Бабушка помолчала, а потом произнесла такое слово, что Вероника за дверью сжалась в комочек от ужаса и изумления: как ее добрая, вежливая бабушка могла подобное сказать?! Это слово иногда выкрикивал дворник Семен, напившись и гоняя по двору свою жену, иногда так ругались взрослые дворовые мальчишки, и Вероника знала, что повторять его нельзя, потому что – матерное.
– Как ты меня назвала? – изумилась Юлия, поднимаясь с места. – Как?!
– Блядь ты самая настоящая, а не свободная птица, – повторила бабушка. – Уходи отсюда, пока ребенка не разбудила. Уходи! Иди ищи нового мужика. Без тебя обойдемся.
После того случая Юля долго не появлялась. Вероника радовалась: никаких теплых чувств к женщине, требовавшей называть себя только Юля и ни в коем случае не мама, она не испытывала. Мать была слеплена из другого теста: высокая, крепкая в кости, темноволосая и темноглазая, с широким, точно негритянским носом и нагловатыми широко расставленными глазами. Губы у нее были пухлые, сочные, и Вероника знала: мать гордится, что никогда не пользовалась помадой, – «нужды не было».
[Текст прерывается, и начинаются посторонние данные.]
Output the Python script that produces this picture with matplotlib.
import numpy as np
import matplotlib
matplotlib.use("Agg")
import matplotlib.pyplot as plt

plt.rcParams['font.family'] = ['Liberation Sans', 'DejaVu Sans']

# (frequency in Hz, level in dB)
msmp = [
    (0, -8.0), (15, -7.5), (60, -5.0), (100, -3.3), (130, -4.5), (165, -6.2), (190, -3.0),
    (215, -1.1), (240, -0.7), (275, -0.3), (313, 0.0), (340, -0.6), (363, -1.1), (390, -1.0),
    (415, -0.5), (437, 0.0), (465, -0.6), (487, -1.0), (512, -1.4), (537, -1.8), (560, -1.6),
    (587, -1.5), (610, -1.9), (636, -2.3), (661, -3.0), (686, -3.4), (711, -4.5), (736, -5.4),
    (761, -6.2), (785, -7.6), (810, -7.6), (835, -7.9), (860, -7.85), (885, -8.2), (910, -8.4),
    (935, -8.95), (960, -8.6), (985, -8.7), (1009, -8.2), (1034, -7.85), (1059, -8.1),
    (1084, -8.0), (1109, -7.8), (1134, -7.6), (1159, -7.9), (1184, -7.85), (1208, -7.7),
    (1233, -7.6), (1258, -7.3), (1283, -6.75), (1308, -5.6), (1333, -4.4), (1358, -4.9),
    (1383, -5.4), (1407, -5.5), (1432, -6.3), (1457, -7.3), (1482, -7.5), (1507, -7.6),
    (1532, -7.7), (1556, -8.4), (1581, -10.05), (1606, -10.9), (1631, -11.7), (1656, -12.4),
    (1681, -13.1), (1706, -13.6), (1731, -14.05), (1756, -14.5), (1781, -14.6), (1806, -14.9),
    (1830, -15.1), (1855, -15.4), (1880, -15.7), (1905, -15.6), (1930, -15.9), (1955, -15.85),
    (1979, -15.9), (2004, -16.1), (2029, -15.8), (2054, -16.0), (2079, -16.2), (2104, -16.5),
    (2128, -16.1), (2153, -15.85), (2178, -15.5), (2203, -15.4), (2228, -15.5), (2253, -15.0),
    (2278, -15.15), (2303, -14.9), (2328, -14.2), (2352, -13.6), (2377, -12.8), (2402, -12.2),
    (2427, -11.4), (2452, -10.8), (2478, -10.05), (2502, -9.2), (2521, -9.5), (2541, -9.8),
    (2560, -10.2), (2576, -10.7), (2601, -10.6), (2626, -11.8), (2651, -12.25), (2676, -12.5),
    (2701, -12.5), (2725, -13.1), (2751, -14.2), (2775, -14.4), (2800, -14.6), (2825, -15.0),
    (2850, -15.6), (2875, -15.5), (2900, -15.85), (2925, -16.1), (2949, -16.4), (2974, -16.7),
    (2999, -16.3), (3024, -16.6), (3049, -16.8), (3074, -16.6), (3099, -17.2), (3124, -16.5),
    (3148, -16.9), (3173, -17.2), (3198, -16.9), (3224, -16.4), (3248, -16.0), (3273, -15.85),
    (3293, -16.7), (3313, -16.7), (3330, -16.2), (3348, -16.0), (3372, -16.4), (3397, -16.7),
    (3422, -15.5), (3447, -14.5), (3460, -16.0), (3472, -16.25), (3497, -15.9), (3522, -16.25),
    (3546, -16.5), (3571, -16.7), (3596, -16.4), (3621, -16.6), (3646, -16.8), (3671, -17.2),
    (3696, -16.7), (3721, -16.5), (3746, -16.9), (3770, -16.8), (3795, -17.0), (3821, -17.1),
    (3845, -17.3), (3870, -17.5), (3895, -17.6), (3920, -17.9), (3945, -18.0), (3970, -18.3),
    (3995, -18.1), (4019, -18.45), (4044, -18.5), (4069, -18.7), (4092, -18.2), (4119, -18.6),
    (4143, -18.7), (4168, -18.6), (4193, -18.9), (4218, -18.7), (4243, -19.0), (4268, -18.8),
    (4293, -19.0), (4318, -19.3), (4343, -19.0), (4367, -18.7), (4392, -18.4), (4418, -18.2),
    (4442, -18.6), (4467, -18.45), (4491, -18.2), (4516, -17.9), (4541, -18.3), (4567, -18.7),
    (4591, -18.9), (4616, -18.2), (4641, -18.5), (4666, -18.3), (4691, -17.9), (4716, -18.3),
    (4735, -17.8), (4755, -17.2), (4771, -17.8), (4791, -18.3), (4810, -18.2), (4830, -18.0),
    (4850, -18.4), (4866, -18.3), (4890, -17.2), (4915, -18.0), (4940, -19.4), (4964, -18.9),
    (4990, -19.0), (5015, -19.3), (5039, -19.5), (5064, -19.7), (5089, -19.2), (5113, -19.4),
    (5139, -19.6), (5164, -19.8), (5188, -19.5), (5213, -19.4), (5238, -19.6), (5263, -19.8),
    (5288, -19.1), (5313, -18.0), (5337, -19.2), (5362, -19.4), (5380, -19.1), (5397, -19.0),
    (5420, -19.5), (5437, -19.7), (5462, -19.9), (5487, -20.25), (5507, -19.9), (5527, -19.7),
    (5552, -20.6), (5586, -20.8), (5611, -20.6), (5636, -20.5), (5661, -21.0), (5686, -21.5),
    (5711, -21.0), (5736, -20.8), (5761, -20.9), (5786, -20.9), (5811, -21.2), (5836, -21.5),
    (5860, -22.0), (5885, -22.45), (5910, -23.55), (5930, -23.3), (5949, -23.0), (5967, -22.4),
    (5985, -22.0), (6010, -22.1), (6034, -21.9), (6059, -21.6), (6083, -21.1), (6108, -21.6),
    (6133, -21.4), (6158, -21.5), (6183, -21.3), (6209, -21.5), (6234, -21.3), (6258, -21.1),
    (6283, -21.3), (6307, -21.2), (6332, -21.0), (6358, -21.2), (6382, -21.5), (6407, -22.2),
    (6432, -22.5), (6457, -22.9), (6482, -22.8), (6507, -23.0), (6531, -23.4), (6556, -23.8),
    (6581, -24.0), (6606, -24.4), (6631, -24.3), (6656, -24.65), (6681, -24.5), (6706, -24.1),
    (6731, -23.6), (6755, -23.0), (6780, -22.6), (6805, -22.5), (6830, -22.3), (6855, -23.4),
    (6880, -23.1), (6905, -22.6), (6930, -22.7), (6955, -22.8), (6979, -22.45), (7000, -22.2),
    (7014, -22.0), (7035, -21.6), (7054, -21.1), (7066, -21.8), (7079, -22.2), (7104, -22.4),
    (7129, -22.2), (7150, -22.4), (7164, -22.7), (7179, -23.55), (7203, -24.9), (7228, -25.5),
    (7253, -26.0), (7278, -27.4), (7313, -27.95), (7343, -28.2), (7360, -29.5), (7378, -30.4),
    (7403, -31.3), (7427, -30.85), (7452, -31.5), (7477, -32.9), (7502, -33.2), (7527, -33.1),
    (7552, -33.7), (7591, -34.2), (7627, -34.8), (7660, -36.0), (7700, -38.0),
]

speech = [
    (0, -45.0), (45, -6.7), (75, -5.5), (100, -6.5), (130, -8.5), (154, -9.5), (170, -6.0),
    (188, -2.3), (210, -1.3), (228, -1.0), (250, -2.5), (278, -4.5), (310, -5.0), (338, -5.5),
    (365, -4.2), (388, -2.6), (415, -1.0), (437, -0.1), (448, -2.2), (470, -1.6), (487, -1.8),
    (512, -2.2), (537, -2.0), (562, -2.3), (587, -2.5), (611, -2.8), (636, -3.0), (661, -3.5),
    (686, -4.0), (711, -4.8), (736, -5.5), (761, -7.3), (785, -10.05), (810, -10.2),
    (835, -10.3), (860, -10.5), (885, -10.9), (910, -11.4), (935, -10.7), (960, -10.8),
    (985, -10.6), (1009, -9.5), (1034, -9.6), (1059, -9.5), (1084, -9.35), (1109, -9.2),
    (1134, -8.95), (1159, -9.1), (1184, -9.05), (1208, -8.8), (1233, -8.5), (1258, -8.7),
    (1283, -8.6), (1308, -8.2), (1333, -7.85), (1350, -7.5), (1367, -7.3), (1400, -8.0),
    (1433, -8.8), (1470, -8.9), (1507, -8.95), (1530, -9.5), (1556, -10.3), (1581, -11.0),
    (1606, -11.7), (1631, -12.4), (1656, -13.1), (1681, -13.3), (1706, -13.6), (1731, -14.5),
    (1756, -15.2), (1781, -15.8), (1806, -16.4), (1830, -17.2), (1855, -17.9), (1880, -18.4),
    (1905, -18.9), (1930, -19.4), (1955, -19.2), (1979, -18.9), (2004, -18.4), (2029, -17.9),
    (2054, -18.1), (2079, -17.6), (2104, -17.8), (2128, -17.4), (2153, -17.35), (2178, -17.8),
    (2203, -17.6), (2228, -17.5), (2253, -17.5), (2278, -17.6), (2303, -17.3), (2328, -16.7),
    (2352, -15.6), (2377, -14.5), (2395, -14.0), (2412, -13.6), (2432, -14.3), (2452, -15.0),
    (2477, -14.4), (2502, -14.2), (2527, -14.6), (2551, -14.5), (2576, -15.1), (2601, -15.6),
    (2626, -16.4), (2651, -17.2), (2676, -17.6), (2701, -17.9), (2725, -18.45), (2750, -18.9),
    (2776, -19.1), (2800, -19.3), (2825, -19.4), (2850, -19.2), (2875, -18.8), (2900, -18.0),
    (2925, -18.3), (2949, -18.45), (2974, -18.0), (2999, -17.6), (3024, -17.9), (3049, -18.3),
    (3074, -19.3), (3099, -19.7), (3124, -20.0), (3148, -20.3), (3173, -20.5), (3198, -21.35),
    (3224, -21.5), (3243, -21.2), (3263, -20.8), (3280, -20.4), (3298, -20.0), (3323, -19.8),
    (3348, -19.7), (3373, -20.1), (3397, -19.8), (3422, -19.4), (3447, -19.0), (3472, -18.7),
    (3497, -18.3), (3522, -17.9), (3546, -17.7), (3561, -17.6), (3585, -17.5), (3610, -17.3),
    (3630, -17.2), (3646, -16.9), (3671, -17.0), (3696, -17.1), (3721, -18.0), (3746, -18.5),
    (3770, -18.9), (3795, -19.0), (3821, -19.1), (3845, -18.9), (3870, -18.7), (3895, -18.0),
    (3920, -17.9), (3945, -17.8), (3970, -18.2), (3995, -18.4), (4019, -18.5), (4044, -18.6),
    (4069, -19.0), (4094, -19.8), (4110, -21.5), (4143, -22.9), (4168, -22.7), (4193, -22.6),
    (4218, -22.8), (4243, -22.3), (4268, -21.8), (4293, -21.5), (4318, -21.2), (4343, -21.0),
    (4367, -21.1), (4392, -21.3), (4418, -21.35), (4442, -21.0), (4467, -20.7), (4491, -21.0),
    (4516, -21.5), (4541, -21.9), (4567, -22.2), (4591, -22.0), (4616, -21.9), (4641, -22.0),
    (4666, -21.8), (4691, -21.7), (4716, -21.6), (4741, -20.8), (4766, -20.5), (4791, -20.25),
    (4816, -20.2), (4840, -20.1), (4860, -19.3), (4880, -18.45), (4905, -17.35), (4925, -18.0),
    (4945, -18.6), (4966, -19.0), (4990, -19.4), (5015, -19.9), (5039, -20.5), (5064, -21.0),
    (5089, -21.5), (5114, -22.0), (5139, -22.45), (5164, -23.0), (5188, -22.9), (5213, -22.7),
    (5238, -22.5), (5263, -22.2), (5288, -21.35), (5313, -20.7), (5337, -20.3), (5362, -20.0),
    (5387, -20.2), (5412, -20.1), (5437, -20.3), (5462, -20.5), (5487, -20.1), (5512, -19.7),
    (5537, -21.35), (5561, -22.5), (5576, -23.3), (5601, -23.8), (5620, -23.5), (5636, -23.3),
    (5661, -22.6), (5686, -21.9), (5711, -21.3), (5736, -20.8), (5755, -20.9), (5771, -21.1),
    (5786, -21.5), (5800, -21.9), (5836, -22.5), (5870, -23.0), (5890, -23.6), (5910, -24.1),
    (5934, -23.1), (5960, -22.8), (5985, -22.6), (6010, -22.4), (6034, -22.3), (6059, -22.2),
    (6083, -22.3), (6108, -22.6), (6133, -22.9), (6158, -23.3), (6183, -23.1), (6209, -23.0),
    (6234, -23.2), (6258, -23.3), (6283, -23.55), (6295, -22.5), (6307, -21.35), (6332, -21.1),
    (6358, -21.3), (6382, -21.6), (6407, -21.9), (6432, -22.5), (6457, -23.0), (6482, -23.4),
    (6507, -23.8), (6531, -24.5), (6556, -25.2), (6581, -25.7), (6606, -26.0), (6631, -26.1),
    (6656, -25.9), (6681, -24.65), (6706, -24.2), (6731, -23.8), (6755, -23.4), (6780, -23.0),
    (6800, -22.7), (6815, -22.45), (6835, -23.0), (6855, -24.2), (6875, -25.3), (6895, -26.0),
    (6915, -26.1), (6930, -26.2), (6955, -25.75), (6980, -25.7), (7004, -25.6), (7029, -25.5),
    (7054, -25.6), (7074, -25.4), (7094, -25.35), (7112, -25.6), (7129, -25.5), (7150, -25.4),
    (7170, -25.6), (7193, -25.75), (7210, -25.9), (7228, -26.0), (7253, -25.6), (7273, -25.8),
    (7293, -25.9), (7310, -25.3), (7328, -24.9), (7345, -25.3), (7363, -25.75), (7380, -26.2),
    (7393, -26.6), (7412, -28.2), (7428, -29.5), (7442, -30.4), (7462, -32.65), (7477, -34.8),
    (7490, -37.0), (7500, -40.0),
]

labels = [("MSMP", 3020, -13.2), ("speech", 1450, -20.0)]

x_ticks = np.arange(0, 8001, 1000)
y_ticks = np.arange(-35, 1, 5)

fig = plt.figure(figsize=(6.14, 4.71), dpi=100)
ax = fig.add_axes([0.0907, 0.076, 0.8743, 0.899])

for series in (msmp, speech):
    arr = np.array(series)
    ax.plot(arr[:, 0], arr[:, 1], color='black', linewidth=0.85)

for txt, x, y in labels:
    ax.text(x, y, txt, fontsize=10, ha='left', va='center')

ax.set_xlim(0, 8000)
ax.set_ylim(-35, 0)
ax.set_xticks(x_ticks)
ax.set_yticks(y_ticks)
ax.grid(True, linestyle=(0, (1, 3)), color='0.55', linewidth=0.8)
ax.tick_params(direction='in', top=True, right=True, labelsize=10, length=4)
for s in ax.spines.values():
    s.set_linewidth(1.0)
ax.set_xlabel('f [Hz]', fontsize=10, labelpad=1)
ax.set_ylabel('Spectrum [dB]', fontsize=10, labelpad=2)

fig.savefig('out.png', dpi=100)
А Вероника с бабушкой были маленькие, беленькие, с тонкими ручками-ножками. «Ну чисто одуванчик!» – умилялись на Веронику соседки. А она смотрела доверчиво голубыми глазами, не понимая, хорошо это или плохо – быть похожей на одуванчик. Наверное, плохо: дунул – и остался одуванчик голышом, а голышом стыдно.
Такой же маленькой и тоненькой она оставалась и в семнадцать лет, когда остальные девчонки из их класса неожиданно вытянулись, повзрослели, приобрели положенные выпуклости, которыми очень гордились. Веронике гордиться было нечем, поэтому она тайком от бабушки подкладывала в бюстгальтер две собственноручно сшитые подкладочки, увеличивавшие ее грудь до приличных размеров. Как-то раз – уже в институте – подкладка выпала, и Вероника осталась с одной грудью. Бабушка, узнав об этом, хохотала до колик, и самой Веронике тоже стало смешно: надо же, какими глупостями занимается! Подкладки она выкинула в тот же вечер, решив, что будет гордиться своим сходством с бабушкой – у той тоже грудь небольшая.
Так они и жили – в мелких женских заботах, в небольших житейских радостях. В институте у Вероники появились первые мальчики-ухажеры, и по вечерам она до поздней ночи пересказывала бабушке, кто что сказал, какими словами она ответила, и советовалась, что ей делать дальше. Обеим эта полуночная болтовня доставляла огромное удовольствие, и Веронике казалось, что так будет долго-долго: запах герани на окне, накрытый платком ночничок на полу и приглушенный бабушкин голос – нежный, любящий.